With less fanfare than you'd see in Vegas, potential solutions are arising
in labs in Pittsburgh, Los Angeles, and New Brunswick, New Jersey. The grand
challenge is to overhaul the Internet to better serve an expected flood of
15 billion network-connected devices by 2015-many of them mobile-up from
five billion today, according to Intel estimates.
The Internet was designed in the 1960s to dispatch data to fixed addresses
of static PCs connected to a single network, but today it connects a riot of
diverse gadgets that can zip from place to place and connect to many
different networks.
As the underlying networks have been reworked to make way for new
technologies, some serious inefficiencies and security problems have arisen
(see "The Internet is Broken"). "Nobody really expects the network to crash
when you add one more device," says Peter Steenkiste, computer scientist at
Carnegie Mellon University. "But I do have a sense this is more of a
creeping problem of complexity."
Over the past year, fundamentally new network designs have taken shape and
are being tested at universities around the United States under the National
Science Foundation's Future Internet Architecture Program, launched in 2010.
One key idea is that users should be able to obtain data from the nearest
location-not seek it from some specific data center at a fixed address.
"Today I have on my desk a smartphone, a tablet, and a Mac computer. To
move data between them, the request goes all the way to the cloud-God knows
where that is-so it can come back here to another device that is two feet
away," says Lixia Zhang, a computer scientist at the University of
California, Los Angeles. "That is wrong, it is simply wrong."
Things would work quite differently under the Named Data Networking (NDN)

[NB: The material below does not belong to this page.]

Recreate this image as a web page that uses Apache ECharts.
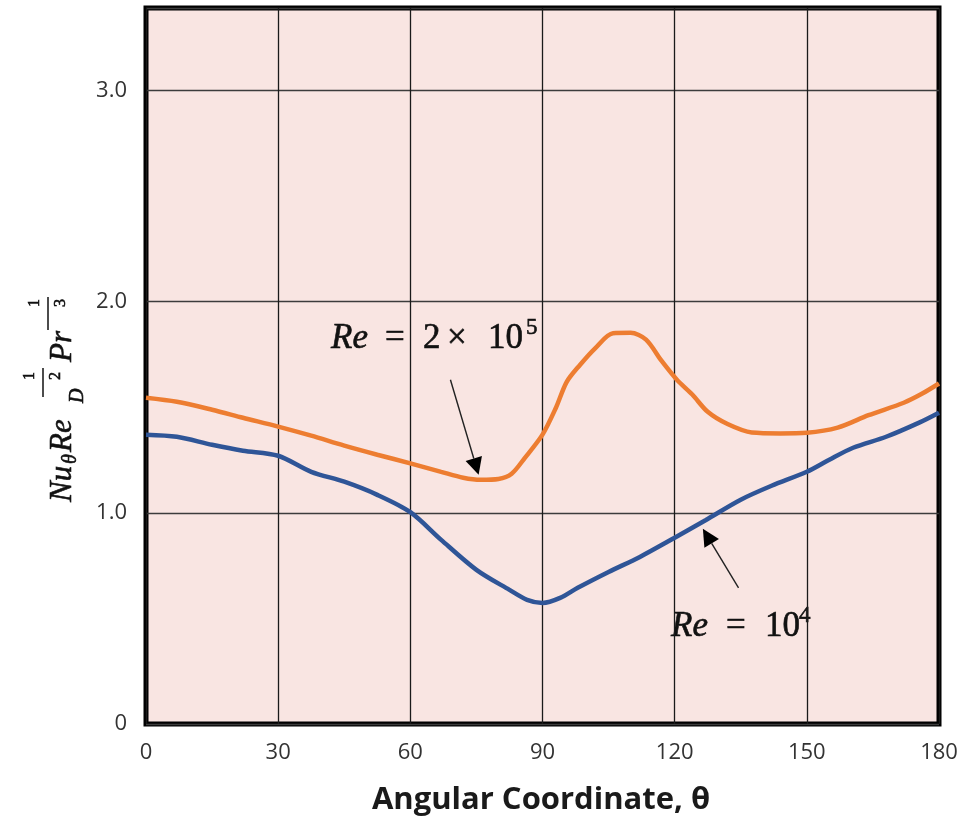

project that Zhang heads. Under NDN, users request desired data by their
names, instead of the IP address where they can be found. Using data names
could, among other things, allow easy sharing of data directly between
devices. "In the end, I think we can improve the speed, throughput and
overall efficiency. Today you have many data centers that can have thousands
of people asking for same piece of data. An NDN network just find the
nearest copy of that data," says Zhang. "Conceptually this is pretty
simple, but it is really a revolution."